À leur grande surprise, sans aucun effort de communication, quelques commandes arrivent déjà par le bouche-à-oreille des copains. Rapidement, le 1996 est vendu. Puis, tout s’accélère pour la jeune maison aux longs vieillissements alors qu’un journaliste américain publie un article impromptu au titre racoleur « La couronne du champagne le plus cher au monde change de tête », décrivant Boërl & Kroff comme le nouveau détenteur du titre. Le net s’emballe et l’article devient viral. À partir de là, la mousse prend rapidement. La maison apparaît dans le « How to spend it » du Financial Times, un magazine pour milliardaires en mal d’inspiration. La City de Londres célèbre la plus grosse cotation de son histoire, celle de la société Glencore, en trinquant au Boërl & Kroff. Lors d’une vente de flacons rares organisée par Christies à Hongkong, les ultra-riches, caves surpeuplées de vins somptueux, un peu blasés, se ruent sur la jeune maison dont tout le monde parle, lui faisant remporter la plus grosse enchère de 7000 euros le magnum. La production oscille entre 2500 et 3000 magnums distribués sur allocation et préparés minute au gré des commandes, pour ne pas perturber le vieillissement. Le succès est si grand que Stéphane Sésé rachète tout ce qu’il peut de Boërl & Kroff et de sa cuvée sœur 25 % plus chers qu’il les a vendus à ses distributeurs pour s’assurer que la grande restauration ne vienne pas à manquer. « La plus belle des choses dans cette aventure, c’est qu’elle m’a permis de faire le tour du monde et d’observer à quel point la France rayonne à l’étranger. C’est un épiphénomène, une toute petite maison, nous n’avons pas une démarche commerciale traditionnelle ; ce sont les gens qui viennent à nous, ce sont des rencontres avant tout » conclut Stéphane Sésé. Et cela n’a pas de prix.

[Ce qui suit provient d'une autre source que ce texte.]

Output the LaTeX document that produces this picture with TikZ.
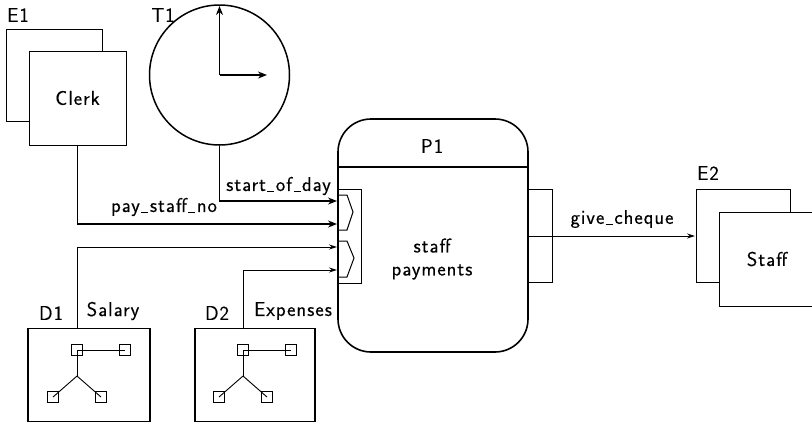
\documentclass[tikz,border=0pt]{standalone}
\usepackage{fontspec}
\setsansfont{Latin Modern Sans}[LetterSpace=5,FakeBold=.25]
\usepackage{tikz}
\usetikzlibrary{arrows.meta}
\newcommand{\lowbar}{\kern1.5pt\rule[-1.5pt]{7pt}{1pt}\kern1.5pt}

\begin{document}
\begin{tikzpicture}[x=1pt, y=-1pt, font=\sffamily\fontsize{20}{23}\selectfont]
\tikzstyle{every node} = [inner sep=0pt]
\tikzstyle{box} = [draw, fill=white, rectangle, line width=1pt]
\tikzstyle{store} = [draw, rectangle, line width=1.6pt, minimum width=122pt, minimum height=93pt]
\tikzstyle{tiny} = [draw, fill=white, rectangle, line width=1pt, minimum size=11pt]
\tikzstyle{thickflow} = [line width=1.5pt, -{Stealth[length=9pt,width=7pt]}]
\tikzstyle{thinflow} = [line width=.9pt, -{Stealth[length=8pt,width=5pt]}]
\useasboundingbox (0,0) rectangle (812,426);

% external entities
\node (e1back) [box, minimum width=96pt, minimum height=92pt] at (54,75) {};
\node (clerk) [box, minimum width=97pt, minimum height=94pt] at (77.5,98) {Clerk};
\node (e2back) [box, minimum width=94pt, minimum height=93pt] at (743,235.5) {};
\node (staff) [box, minimum width=96pt, minimum height=94pt] at (767,259) {Staff};
\node (e1) at (18,15) {E1};
\node (e2) at (708,173) {E2};

% timer
\node (clock) [draw, circle, line width=1.5pt, minimum size=140pt] at (219.5,75) {};
\node (t1) at (163,15) {T1};
\coordinate (hub) at (219.5,75);
\coordinate (hour) at (219.5,6);
\coordinate (minute) at (267,75);
\foreach \to in {hour, minute}
\draw [line width=1.5pt, -{Stealth[length=9pt,width=7pt]}] (hub) -- (\to);

% process
\node (p1) [draw, rectangle, rounded corners=33pt, line width=1.6pt, minimum width=190pt, minimum height=233pt] at (433,235.5) {};
\coordinate (divl) at (338,167);
\coordinate (divr) at (528,167);
\draw [line width=1.3pt] (divl) -- (divr);
\node (p1name) at (432,146) {P1};
\node (title) [align=center] at (432,259) {staff\\payments};

% in and out tabs
\node (intab) [box, minimum width=23pt, minimum height=94pt] at (349.5,236) {};
\node (outtab) [box, minimum width=24pt, minimum height=93pt] at (540,235.5) {};
\draw [line width=1pt] (338,195) -- (347,195) -- (353,212) -- (347,230) -- (338,230);
\draw [line width=1pt] (338,241) -- (347,241) -- (354,258) -- (347,277) -- (338,277);

% stores
\node (d1box) [store] at (89,375) {};
\node (d2box) [store, minimum width=120pt] at (255,375) {};
\node (d1) at (51,313) {D1};
\node (salary) at (113,311) {Salary};
\node (d2) at (217,313) {D2};
\node (expenses) at (293,311) {Expenses};

% little trees in the stores
\foreach \name/\dx in {a/77, b/243} {
\coordinate (\name j) at (\dx,376);
\node (\name r) [tiny] at (\dx,350) {};
\node (\name s) [tiny] at (\dx+48,350) {};
\node (\name t) [tiny] at (\dx-24,397) {};
\node (\name u) [tiny] at (\dx+24,397) {};
\foreach \from/\to in {r/s, r/j, j/t, j/u}
\draw [line width=.9pt] (\name\from.center) -- (\name\to.center);
}

% ports on the process
\coordinate (port1) at (337,201);
\coordinate (port2) at (337,224);
\coordinate (port3) at (337,247);
\coordinate (port4) at (337,270);
\coordinate (sink) at (695,236);

% flows
\draw [thickflow] (clock.south) |- (port1);
\draw [thickflow] (clerk.south) |- (port2);
\draw [thinflow] (d1box.north -| clerk.south) |- (port3);
\coordinate (d2top) at (243,329);
\draw [thinflow] (d2top) |- (port4);
\draw [thinflow] (divr |- sink) -- (sink);

\node (startday) at (278.5,186) {start\lowbar of\lowbar day};
\node (payno) at (164,207) {pay\lowbar staff\lowbar no};
\node (cheque) at (622,219) {give\lowbar cheque};
\end{tikzpicture}
\end{document}
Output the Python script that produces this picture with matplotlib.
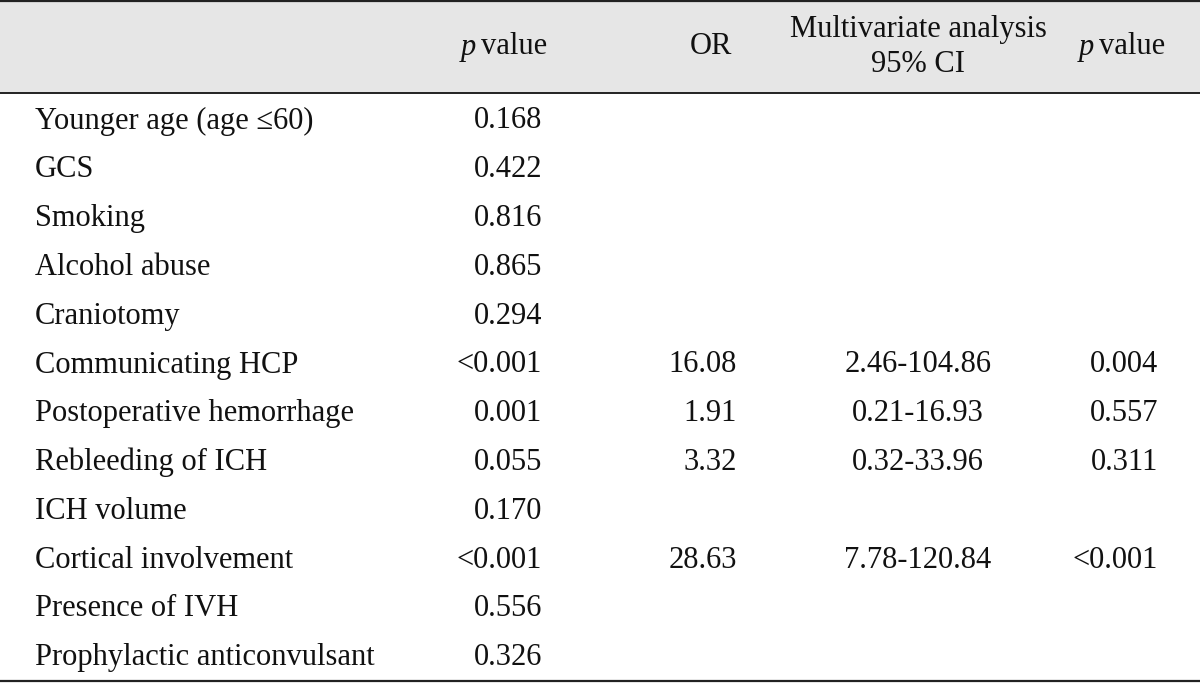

Dégustation : Boërl & Kroff 1998

Nous avions été prévenus : ce champagne est un ovni ! La robe à la teinte prononcée d’or liquéfié donne une certaine idée de la densité du jus, le nez, extrêmement capiteux, s’ouvre sur des effluves qui rappellent celle d’un Puligny-Montrachet de plus de trente ans d’âge : abricot sec, miel, épices douces, beurre de cacahuète, notes grillées, moka. Un bouquet persistant et addictif que l’on retrouve encore démultiplié dans une bouche ultra-charismatique, très concentrée et dynamique, à la longueur interminable. Plusieurs heures après la dégustation, Boërl & Kroff hante encore le palais. Une composition de saveurs jusque là méconnue pour un champagne, qui marque à vie.